Но апостолик стоит выше всех епископов, т.к. свою власть приобретает не от хиротонии, а в силу своей должности. Как викарий Христа и преемник апостола Петра, он является той осью, вокруг которой составляется вся католическая иерархия. И само служение папы состоит в том, чтобы обеспечивать единство и нераздельность Коллегии как постоянного и зримого начала и основания веры, а, следовательно, представлять всю Коллегию и управлять ею286.
Как Вселенский Собор может включить в свою повестку только те вопросы, которые одобрены папой и никакие более (338й канон), так и Коллегия епископов не вправе издавать никаких документов, если они не одобрены папой, если даже они являют собой плод коллегиальной епископской инициативы (341й канон).
Синод епископов, обладающий несколько иными полномочиями и функциями, чем Коллегия, также не действует без папы.
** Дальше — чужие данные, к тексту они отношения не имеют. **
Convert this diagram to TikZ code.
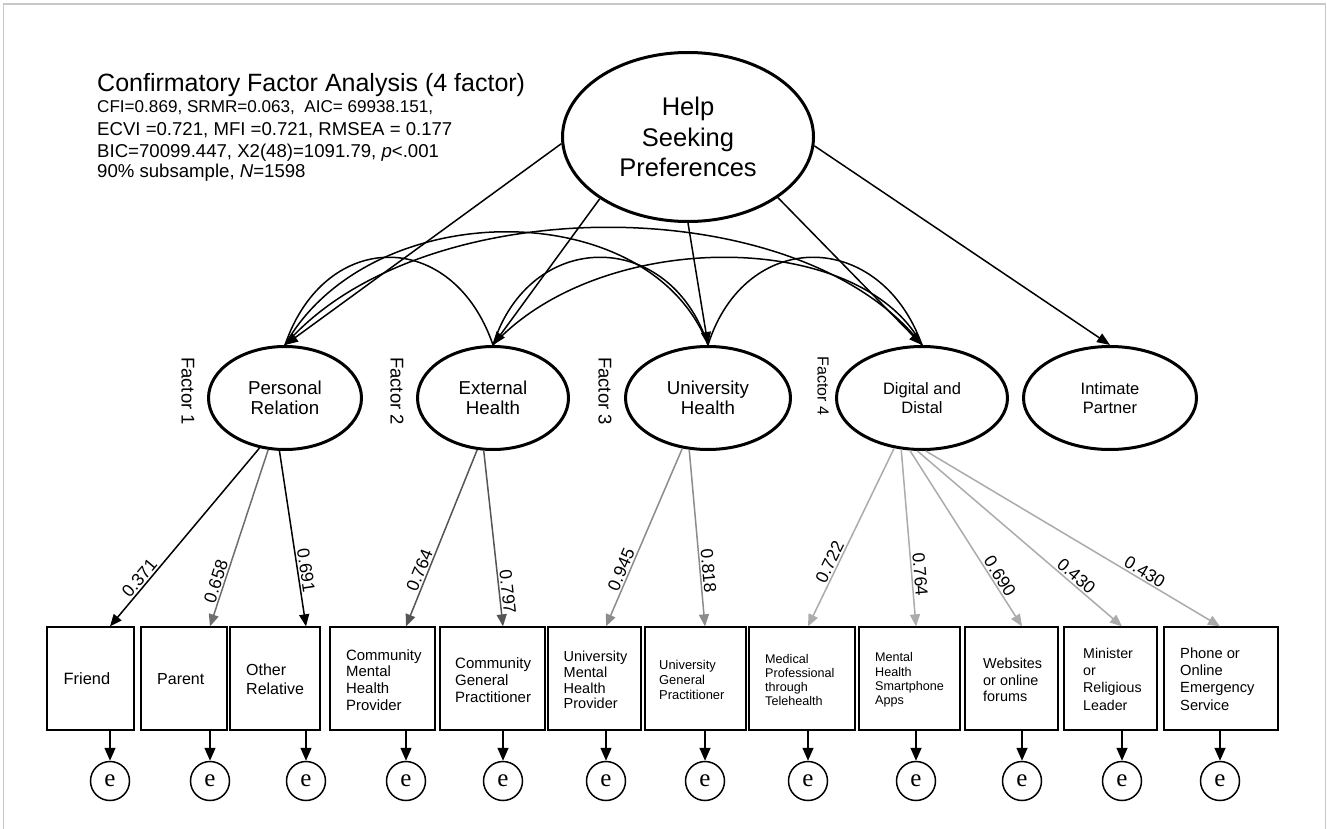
\documentclass[tikz,border=0pt]{standalone}
\usepackage{fontspec}
\setmainfont{Liberation Sans}
\newfontfamily\serifE{Liberation Serif}
\usetikzlibrary{arrows.meta,shapes.geometric}
\definecolor{frameg}{HTML}{C8C8C8}
\definecolor{ld1}{HTML}{6E6E6E}
\definecolor{ld2}{HTML}{555555}
\definecolor{ld3}{HTML}{8C8C8C}
\definecolor{ld4}{HTML}{ABABAB}
\newcommand{\fs}[2]{\fontsize{#1}{#2}\selectfont}
\tikzset{
  lat/.style={ellipse, draw, line width=3pt, inner sep=0pt, align=center},
  obsbox/.style={rectangle, draw, line width=1.3pt, minimum height=103pt, inner sep=0pt},
  boxtext/.style={anchor=west, align=left, inner sep=0pt},
  ecirc/.style={circle, draw, line width=1.5pt, minimum size=39pt, inner sep=0pt, font=\serifE\fs{25}{25}},
  path/.style={line width=1.5pt, -{Triangle[length=13pt,width=10pt]}},
  cov/.style={line width=1.5pt},
  load/.style={line width=1.5pt, -{Triangle[length=12pt,width=10pt]}},
  earr/.style={line width=1.5pt, -{Triangle[length=13pt,width=11pt]}},
  lab/.style={sloped, above, inner sep=1.5pt, font=\fs{17.5}{17.5}, text=black},
  factlab/.style={rotate=-90, inner sep=0pt},
  stat/.style={anchor=base west, inner sep=0pt}
}
\begin{document}
\begin{tikzpicture}[x=1pt,y=-1pt]
\useasboundingbox (0,0) rectangle (1327,829);
\draw[frameg, line width=1.2pt] (3.5,829) -- (3.5,4) -- (1325.5,4) -- (1325.5,829);

% title and statistics
\node[stat, font=\fs{25}{30}] (title) at (97,92) {Confirmatory Factor Analysis (4 factor)};
\node[stat, font=\fs{17.1}{20}] (s1) at (97,113) {CFI=0.869, SRMR=0.063,\ \ AIC= 69938.151,};
\node[stat, font=\fs{18.6}{20}] (s2) at (97,136) {ECVI =0.721, MFI =0.721, RMSEA = 0.177};
\node[stat, font=\fs{18.6}{20}] (s3) at (97,158) {BIC=70099.447, X2(48)=1091.79, \textit{p}<.001};
\node[stat, font=\fs{18.6}{20}] (s4) at (97,178) {90\% subsample, \textit{N}=1598};

% top latent
\node[lat, minimum width=251pt, minimum height=169pt, font=\fs{25.5}{30.5}] (help) at (688,137) {Help\\Seeking\\Preferences};

% factors
\node[lat, minimum width=153pt, minimum height=103pt, font=\fs{18.7}{20}] (pr) at (285,398) {Personal\\Relation};
\node[lat, minimum width=151pt, minimum height=103pt, font=\fs{18.7}{20}] (eh) at (493,398) {External\\Health};
\node[lat, minimum width=165pt, minimum height=103pt, font=\fs{18.7}{20}] (uh) at (708,398) {University\\Health};
\node[lat, minimum width=171pt, minimum height=103pt, font=\fs{16.5}{19}] (dd) at (922,398) {Digital and\\Distal};
\node[lat, minimum width=173pt, minimum height=103pt, font=\fs{16.5}{19}] (ip) at (1110,398) {Intimate\\Partner};

\node[factlab, font=\fs{18.5}{18.5}] (f1) at (188,391) {Factor 1};
\node[factlab, font=\fs{18.5}{18.5}] (f2) at (397,391) {Factor 2};
\node[factlab, font=\fs{18.5}{18.5}] (f3) at (605,391) {Factor 3};
\node[factlab, font=\fs{16}{16}] (f4) at (823,386) {Factor 4};

% covariances
\draw[cov] (pr.north) .. controls (325,228) and (453,228) .. (eh.north);
\draw[cov] (pr.north) .. controls (370,194) and (650,194) .. (uh.north);
\draw[cov] (pr.north) .. controls (420,188) and (800,188) .. (dd.north);
\draw[cov] (eh.north) .. controls (530,228) and (670,228) .. (uh.north);
\draw[cov] (eh.north) .. controls (600,228) and (860,228) .. (dd.north);
\draw[cov] (uh.north) .. controls (745,228) and (880,228) .. (dd.north);

% paths from help
\draw[path] (help.183.6) -- (pr.north);
\draw[path] (help.215) -- (eh.north);
\draw[path] (help.270) -- (uh.north);
\draw[path] (help.326) -- (dd.north);
\draw[path] (help.356.4) -- (ip.north);

% observed boxes
\node[obsbox, minimum width=87pt] (b1) at (90.5,678.5) {};
\node[obsbox, minimum width=86pt] (b2) at (184,678.5) {};
\node[obsbox, minimum width=90pt] (b3) at (275,678.5) {};
\node[obsbox, minimum width=105pt] (b4) at (382.5,678.5) {};
\node[obsbox, minimum width=105pt] (b5) at (492.5,678.5) {};
\node[obsbox, minimum width=93pt] (b6) at (594.5,678.5) {};
\node[obsbox, minimum width=101pt] (b7) at (695.5,678.5) {};
\node[obsbox, minimum width=106pt] (b8) at (802,678.5) {};
\node[obsbox, minimum width=101pt] (b9) at (909.5,678.5) {};
\node[obsbox, minimum width=93pt] (b10) at (1011.5,678.5) {};
\node[obsbox, minimum width=93pt] (b11) at (1110.5,678.5) {};
\node[obsbox, minimum width=114pt] (b12) at (1221,678.5) {};

\node[boxtext, font=\fs{16.4}{19}] (t1) at (63.5,679) {Friend};
\node[boxtext, font=\fs{16}{19}] (t2) at (157,679) {Parent};
\node[boxtext, font=\fs{16}{19}] (t3) at (246,679) {Other\\Relative};
\node[boxtext, font=\fs{14.9}{16.7}] (t4) at (346,680) {Community\\Mental\\Health\\Provider};
\node[boxtext, font=\fs{15}{17}] (t5) at (455,680) {Community\\General\\Practitioner};
\node[boxtext, font=\fs{14.5}{15.7}] (t6) at (563.5,680) {University\\Mental\\Health\\Provider};
\node[boxtext, font=\fs{12.9}{15}] (t7) at (659,680) {University\\General\\Practitioner};
\node[boxtext, font=\fs{12.6}{14.3}] (t8) at (765,680) {Medical\\Professional\\through\\Telehealth};
\node[boxtext, font=\fs{12.6}{14.3}] (t9) at (875,680) {Mental\\Health\\Smartphone\\Apps};
\node[boxtext, font=\fs{14.4}{16.5}] (t10) at (983,680) {Websites\\or online\\forums};
\node[boxtext, font=\fs{14.2}{17.3}] (t11) at (1083,679) {Minister\\or\\Religious\\Leader};
\node[boxtext, font=\fs{14.7}{17.3}] (t12) at (1180,679) {Phone or\\Online\\Emergency\\Service};

% error terms
\node[ecirc] (e1) at (110,781) {e};
\node[ecirc] (e2) at (210,781) {e};
\node[ecirc] (e3) at (306,781) {e};
\node[ecirc] (e4) at (406,781) {e};
\node[ecirc] (e5) at (503,781) {e};
\node[ecirc] (e6) at (606,781) {e};
\node[ecirc] (e7) at (705,781) {e};
\node[ecirc] (e8) at (808,781) {e};
\node[ecirc] (e9) at (916,781) {e};
\node[ecirc] (e10) at (1022,781) {e};
\node[ecirc] (e11) at (1122,781) {e};
\node[ecirc] (e12) at (1220,781) {e};

\foreach \i in {1,...,12}{
  \draw[earr] (b\i.south -| e\i) -- (e\i);
}

% loadings
\draw[load, black] (pr.243.5) -- (b1.north -| e1) node[lab, pos=.76] {0.371};
\draw[load, ld1] (pr.252.9) -- (b2.north -| e2) node[lab, pos=.76] {0.658};
\draw[load, black] (pr.264.6) -- (b3.north -| e3) node[lab, pos=.69] {0.691};
\draw[load, ld2] (eh.253.9) -- (b4.north -| e4) node[lab, pos=.70] {0.764};
\draw[load, ld2] (eh.260.3) -- (b5.north -| e5) node[lab, pos=.81] {0.797};
\draw[load, ld3] (uh.243.7) -- (b6.north -| e6) node[lab, pos=.70] {0.945};
\draw[load, ld3] (uh.250.8) -- (b7.north -| e7) node[lab, pos=.69] {0.818};
\draw[load, ld4] (dd.241.8) -- (b8.north -| e8) node[lab, pos=.66] {0.722};
\draw[load, ld4] (dd.248.8) -- (b9.north -| e9) node[lab, pos=.71] {0.764};
\draw[load, ld4] (dd.257.1) -- (b10.north -| e10) node[lab, pos=.74] {0.690};
\draw[load, ld4] (dd.265.7) -- (b11.north -| e11) node[lab, pos=.75] {0.430};
\draw[load, ld4] (dd.274.3) -- (b12.north -| e12) node[lab, pos=.73] {0.430};
\end{tikzpicture}
\end{document}
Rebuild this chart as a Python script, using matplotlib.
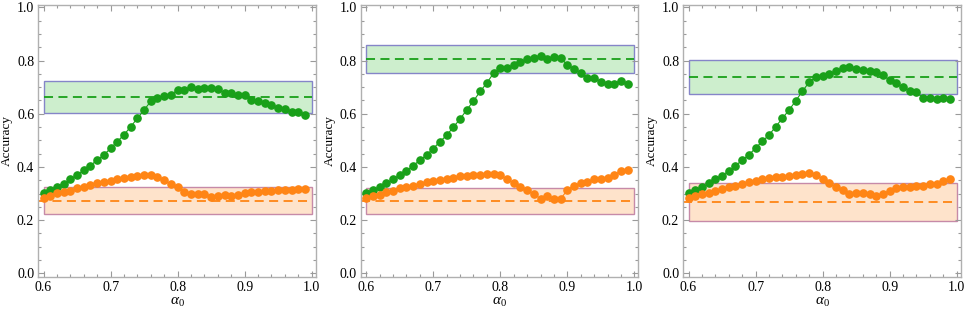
import matplotlib
matplotlib.use("Agg")
import matplotlib.pyplot as plt
from matplotlib.patches import Rectangle
from matplotlib.ticker import MultipleLocator, FormatStrFormatter
import numpy as np

plt.rcParams['font.family'] = ['Liberation Serif', 'DejaVu Serif']
plt.rcParams['mathtext.fontset'] = 'custom'
plt.rcParams['mathtext.rm'] = 'Liberation Serif'
plt.rcParams['mathtext.it'] = 'Liberation Serif:italic'

alpha0 = np.round(np.arange(0.60, 0.995, 0.01), 2)

# panel 1
green1 = [0.303, 0.313, 0.326, 0.337, 0.353, 0.370, 0.387, 0.405, 0.426, 0.445,
          0.470, 0.495, 0.521, 0.551, 0.583, 0.614, 0.647, 0.660, 0.668, 0.672,
          0.689, 0.689, 0.702, 0.692, 0.695, 0.698, 0.693, 0.679, 0.679, 0.670,
          0.670, 0.653, 0.647, 0.642, 0.633, 0.620, 0.618, 0.608, 0.605, 0.595]
orange1 = [0.284, 0.291, 0.301, 0.305, 0.311, 0.320, 0.326, 0.332, 0.338, 0.343,
           0.348, 0.353, 0.358, 0.363, 0.365, 0.368, 0.368, 0.362, 0.350, 0.335,
           0.326, 0.306, 0.297, 0.298, 0.300, 0.287, 0.292, 0.294, 0.292, 0.293,
           0.303, 0.305, 0.307, 0.311, 0.311, 0.312, 0.313, 0.313, 0.317, 0.318]
# panel 2
green2 = [0.303, 0.313, 0.323, 0.338, 0.353, 0.370, 0.385, 0.405, 0.425, 0.445,
          0.469, 0.495, 0.519, 0.550, 0.580, 0.615, 0.648, 0.684, 0.716, 0.753,
          0.773, 0.771, 0.784, 0.793, 0.805, 0.810, 0.819, 0.806, 0.815, 0.809,
          0.784, 0.769, 0.755, 0.735, 0.734, 0.721, 0.713, 0.713, 0.725, 0.711]
orange2 = [0.284, 0.290, 0.296, 0.304, 0.310, 0.319, 0.325, 0.330, 0.336, 0.343,
           0.346, 0.351, 0.354, 0.360, 0.364, 0.366, 0.368, 0.371, 0.373, 0.375,
           0.371, 0.353, 0.340, 0.325, 0.313, 0.298, 0.281, 0.290, 0.279, 0.280,
           0.313, 0.330, 0.339, 0.344, 0.353, 0.354, 0.359, 0.369, 0.386, 0.388]
# panel 3
green3 = [0.303, 0.313, 0.323, 0.338, 0.353, 0.367, 0.385, 0.404, 0.426, 0.445,
          0.471, 0.496, 0.520, 0.551, 0.583, 0.614, 0.649, 0.685, 0.719, 0.739,
          0.742, 0.749, 0.759, 0.772, 0.774, 0.767, 0.766, 0.761, 0.757, 0.744,
          0.727, 0.714, 0.699, 0.687, 0.680, 0.660, 0.660, 0.655, 0.659, 0.655]
orange3 = [0.284, 0.291, 0.298, 0.303, 0.311, 0.317, 0.323, 0.330, 0.337, 0.343,
           0.347, 0.353, 0.357, 0.361, 0.363, 0.367, 0.370, 0.373, 0.376, 0.370,
           0.355, 0.338, 0.326, 0.313, 0.297, 0.301, 0.301, 0.297, 0.292, 0.297,
           0.311, 0.320, 0.325, 0.326, 0.330, 0.328, 0.335, 0.337, 0.347, 0.355]

# bands: (low, mean, high)
green_band = [(0.601, 0.663, 0.723), (0.753, 0.806, 0.860), (0.674, 0.739, 0.802)]
orange_band = [(0.223, 0.272, 0.323), (0.223, 0.271, 0.321), (0.198, 0.267, 0.338)]

greens = [green1, green2, green3]
oranges = [orange1, orange2, orange3]

GREEN = '#19a019'
ORANGE = '#ff8515'

W, H = 964, 312
fig = plt.figure(figsize=(W / 100, H / 100), dpi=100)
lefts = [38.3, 361.0, 683.3]
xmin, xmax = 0.5922, 1.006
ymin, ymax = -0.014, 1.009

for i in range(3):
    ax = fig.add_axes([lefts[i] / W, 35 / H, 277.4 / W, 272 / H])
    ax.set_xlim(xmin, xmax)
    ax.set_ylim(ymin, ymax)

    lo, mid, hi = green_band[i]
    ax.add_patch(Rectangle((0.6, lo), 0.4, hi - lo, facecolor='#cdeecd',
                           edgecolor='#8585c8', lw=1.0, zorder=1))
    ax.hlines(mid, 0.6, 1.0, colors=GREEN, linestyles=(0, (5, 3)), lw=1.3, zorder=2)
    lo, mid, hi = orange_band[i]
    ax.add_patch(Rectangle((0.6, lo), 0.4, hi - lo, facecolor='#fee3cb',
                           edgecolor='#c68aa8', lw=1.0, zorder=1))
    ax.hlines(mid, xmin, 1.0, colors=ORANGE, linestyles=(0, (5, 3)), lw=1.3, zorder=2)

    ax.plot(alpha0, greens[i], '-o', color=GREEN, ms=5.2, lw=0.8, zorder=3)
    ax.plot(alpha0, oranges[i], '-o', color=ORANGE, ms=5.2, lw=0.8, zorder=3)

    ax.xaxis.set_major_locator(MultipleLocator(0.1))
    ax.xaxis.set_minor_locator(MultipleLocator(0.02))
    ax.yaxis.set_major_locator(MultipleLocator(0.2))
    ax.yaxis.set_minor_locator(MultipleLocator(0.05))
    ax.xaxis.set_major_formatter(FormatStrFormatter('%.1f'))
    ax.yaxis.set_major_formatter(FormatStrFormatter('%.1f'))
    ax.tick_params(which='both', direction='in', top=True, right=True,
                   color='#9a9a9a', width=0.8, labelsize=10, pad=3)
    ax.tick_params(which='major', length=4)
    ax.tick_params(which='minor', length=2.2)
    for s in ax.spines.values():
        s.set_color('#b0b0b0')
        s.set_linewidth(1.0)

    ax.set_ylabel('Accuracy', fontsize=9.5)
    ax.yaxis.set_label_coords(-0.09, 0.5)
    ax.set_xlabel(r'$\alpha_0$', fontsize=11, labelpad=1)

fig.savefig('out.png', dpi=100)
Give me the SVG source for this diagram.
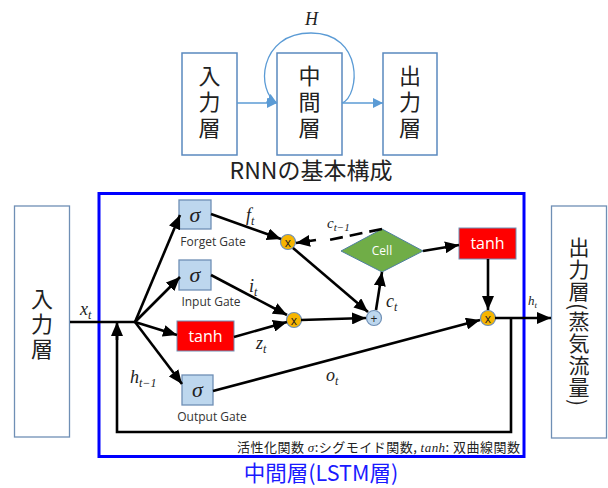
<svg xmlns="http://www.w3.org/2000/svg" width="608" height="488" viewBox="0 0 608 488">
<style>
.jp{font-family:"Noto Sans CJK JP","Noto Sans",sans-serif;fill:#222}
.vt{writing-mode:vertical-rl;text-anchor:middle}
.m{font-family:"Liberation Serif","DejaVu Serif",serif;font-style:italic;fill:#222}
.lbl{font-family:"Open Sans","Noto Sans",sans-serif;font-size:12px;fill:#333;text-anchor:middle}
.box{fill:#fff;stroke:#6f8fb5;stroke-width:1.3}
.rnnbox{fill:#fff;stroke:#5a89bf;stroke-width:1.5}
.sig{fill:#bdd7ee;stroke:#6f8fb5;stroke-width:1.3}
.red{fill:#ff0000;stroke:#6f8fb5;stroke-width:1}
.mul{fill:#f7b500;stroke:#6f8fb5;stroke-width:1.2}
.mx{font-family:"Open Sans","Noto Sans",sans-serif;font-size:12px;fill:#222;text-anchor:middle}
.w{font-family:"Open Sans","Noto Sans",sans-serif;fill:#fff;text-anchor:middle}
.ln{stroke:#000;stroke-width:2.6;fill:none}
.ar{stroke:#000;stroke-width:2.6;fill:none;marker-end:url(#ah)}
.blue{stroke:#5b9bd5;stroke-width:1.3;fill:none;marker-end:url(#ahb)}
</style>
<defs>
<marker id="ah" markerUnits="userSpaceOnUse" viewBox="0 0 14 12" markerWidth="14" markerHeight="12" refX="14" refY="6" orient="auto"><path d="M0,0 L14,6 L0,12 z" fill="#000"/></marker>
<marker id="ahb" markerUnits="userSpaceOnUse" viewBox="0 0 10 10" markerWidth="10" markerHeight="10" refX="10" refY="5" orient="auto"><path d="M0,0 L10,5 L0,10 z" fill="#5b9bd5"/></marker>
</defs>

<!-- Top RNN diagram -->
<g id="rnn-input"><rect class="rnnbox" x="182" y="53" width="55" height="102"/><text class="jp vt" x="209.5" y="104" font-size="22" letter-spacing="4">入力層</text></g>
<g id="rnn-middle"><rect class="rnnbox" x="277" y="53" width="65" height="102"/><text class="jp vt" x="309.5" y="104" font-size="22" letter-spacing="4">中間層</text></g>
<g id="rnn-output"><rect class="rnnbox" x="383" y="53" width="54" height="102"/><text class="jp vt" x="410" y="104" font-size="22" letter-spacing="4">出力層</text></g>
<g id="rnn-connectors">
<line class="blue" x1="237" y1="103" x2="277" y2="103"/>
<line class="blue" x1="342" y1="103" x2="383" y2="103"/>
<path class="blue" d="M342,103 C360,96 364,33 311,33 C258,33 256,92 277,103"/>
<text class="m" x="305" y="25" font-size="18">H</text>
</g>
<text class="jp" x="311" y="179" font-size="23" text-anchor="middle">RNNの基本構成</text>

<!-- LSTM frame -->
<rect x="99" y="193.5" width="425" height="263" fill="none" stroke="#0000ff" stroke-width="3"/>
<text x="321" y="481" font-size="21.5" text-anchor="middle" style="font-family:'Noto Sans CJK JP','Noto Sans',sans-serif;fill:#1a1aff">中間層(LSTM層)</text>

<g id="input-layer"><rect class="box" x="14.5" y="206" width="55" height="231"/><text class="jp vt" x="42" y="325" font-size="22" letter-spacing="3">入力層</text></g>
<g id="output-layer"><rect class="box" x="551.5" y="206" width="55" height="232"/><text class="jp vt" x="579" y="322" font-size="21" letter-spacing="1">出力層(蒸気流量)</text></g>

<g id="forget-gate"><rect class="sig" x="179" y="200" width="32" height="29"/><text class="m" x="195" y="222" font-size="22" text-anchor="middle">σ</text><text class="lbl" x="213" y="246">Forget Gate</text></g>
<g id="input-gate"><rect class="sig" x="179" y="260" width="32" height="30"/><text class="m" x="195" y="282" font-size="22" text-anchor="middle">σ</text><text class="lbl" x="211" y="306">Input Gate</text></g>
<g id="tanh-z"><rect class="red" x="177" y="321" width="57" height="30"/><text class="w" x="205.5" y="342" font-size="16">tanh</text></g>
<g id="output-gate"><rect class="sig" x="182" y="375" width="31" height="30"/><text class="m" x="197.5" y="397" font-size="22" text-anchor="middle">σ</text><text class="lbl" x="212" y="421">Output Gate</text></g>
<g id="cell"><polygon points="341,251 382,229 423,251 382,272" fill="#70ad47" stroke="#4f7f9f" stroke-width="1"/><text class="w" x="382" y="255" font-size="12">Cell</text></g>
<g id="tanh-c"><rect class="red" x="459" y="228" width="57" height="31"/><text class="w" x="487.5" y="249" font-size="16">tanh</text></g>
<g id="mul-f"><circle class="mul" cx="288" cy="242" r="7.5"/><text class="mx" x="288" y="246.5">x</text></g>
<g id="mul-i"><circle class="mul" cx="294" cy="320" r="7.5"/><text class="mx" x="294" y="324.5">x</text></g>
<g id="mul-o"><circle class="mul" cx="488" cy="318" r="7.5"/><text class="mx" x="488" y="322.5">x</text></g>
<g id="plus"><circle cx="374" cy="318" r="7.5" fill="#bdd7ee" stroke="#6f8fb5" stroke-width="1.2"/><text class="mx" x="374" y="322.5">+</text></g>

<g id="connectors">
<line class="ln" x1="70" y1="322" x2="135" y2="322"/>
<line class="ar" x1="135" y1="322" x2="180" y2="215"/>
<line class="ar" x1="135" y1="322" x2="180" y2="277"/>
<line class="ar" x1="135" y1="322" x2="177" y2="335"/>
<line class="ar" x1="135" y1="322" x2="182" y2="384"/>
<line class="ar" x1="211" y1="214" x2="281" y2="239"/>
<line class="ar" x1="211" y1="275" x2="287" y2="315"/>
<line class="ar" x1="234" y1="337" x2="287" y2="322"/>
<line class="ar" x1="301" y1="320" x2="366" y2="318"/>
<line class="ar" x1="293" y1="248" x2="368" y2="312"/>
<line class="ar" x1="376" y1="310" x2="382" y2="272"/>
<path class="ln" d="M382,229 L329,240" stroke-dasharray="13,7"/>
<line class="ar" x1="316" y1="240" x2="296" y2="243"/>
<line class="ar" x1="423" y1="251" x2="459" y2="245"/>
<line class="ar" x1="488" y1="259" x2="488" y2="310"/>
<line class="ar" x1="213" y1="391" x2="480" y2="320"/>
<line class="ar" x1="495" y1="318" x2="551" y2="318"/>
<path class="ln" d="M511,318 L511,432 L117,432 L117,336"/>
<line class="ar" x1="117" y1="340" x2="117" y2="322"/>
</g>

<g id="labels">
<text class="m" x="80" y="315" font-size="18">x<tspan font-size="12" dy="4">t</tspan></text>
<text class="m" x="246" y="221" font-size="18">f<tspan font-size="12" dy="4">t</tspan></text>
<text class="m" x="249" y="292" font-size="18">i<tspan font-size="12" dy="4">t</tspan></text>
<text class="m" x="256" y="349" font-size="18">z<tspan font-size="12" dy="4">t</tspan></text>
<text class="m" x="130" y="383" font-size="18">h<tspan font-size="12" dy="4">t−1</tspan></text>
<text class="m" x="326" y="381" font-size="18">o<tspan font-size="12" dy="4">t</tspan></text>
<text class="m" x="386" y="307" font-size="18">c<tspan font-size="12" dy="4">t</tspan></text>
<text class="m" x="327" y="228" font-size="15">c<tspan font-size="11" dy="3">t−1</tspan></text>
<text class="m" x="528" y="305" font-size="13">h<tspan font-size="9" dy="3">t</tspan></text>
<text x="237" y="452" font-size="13" textLength="283" lengthAdjust="spacing" style="font-family:'Noto Sans CJK JP','Noto Sans',sans-serif;fill:#222">活性化関数 <tspan class="m">σ</tspan>:シグモイド関数, <tspan class="m">tanh</tspan>: 双曲線関数</text>
</g>
</svg>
Синод может только обсуждать те или иные вопросы, но не решать их, кроме разве что случаев, когда решение вопросов делегировано синоду самим понтификом (343й канон).
Кардиналы хотя и избирают самого папу, но консистория, т.е. собрание кардиналов, действительна только в качестве органа, помогающего понтифику. Даже декан – глава коллегии кардиналов, не обладает в отношении них какойлибо управленческой властью (352й канон). О Римской курии, т.е. аппарате папы, своего рода «папской администрации», и говорить не приходится: она всецело зависима от апостолика и ему подчинена287.
Соборы иных Поместных (партикулярных) церквей, действующие наряду и по аналогу Вселенских Соборов, хотя и обладают законодательной властью применительно к своей территории, но не могут посягать на универсальную власть папы. В частности, их декреты не могут быть обнародованы (т.е. не вступают в действие) без их предварительной проверки апостольским престолом (445й и 446й каноны). Конференции епископов также вправе обнародовать свои решения только после их проверки Римской курией и папой (455й канон).
Являясь помимо верховного законодателя и верховного наставника еще и верховным судьей, папа имеет полное право всякий раз передавать на рассмотрение «святому престолу», т.е. самому себе, или возбуждать при нем свое судебное дело, причем на любой ступени судебного разбирательства и на любой стадии тяжбы (канон 1417й).
Иными словами, все подчинено папе, который, как живой образ Христа на земле, обладает всей полнотой власти в Церкви и абсолютной непогрешимостью. Из перечисленных выше признаков папизма Ватиканский Собор умолчал только о превосходстве папы над государственной властью, но этому есть свои причины, которых мы подробнее коснемся ниже. Здесь лишь отметим, что данный вид прерогатив – служить источником всякой власти на земле, включая, естественно, и власть политическую, государственную, является неизменным и неизбежным спутником папистской доктрины после ее более или менее полного оформления еще до раскола церквей.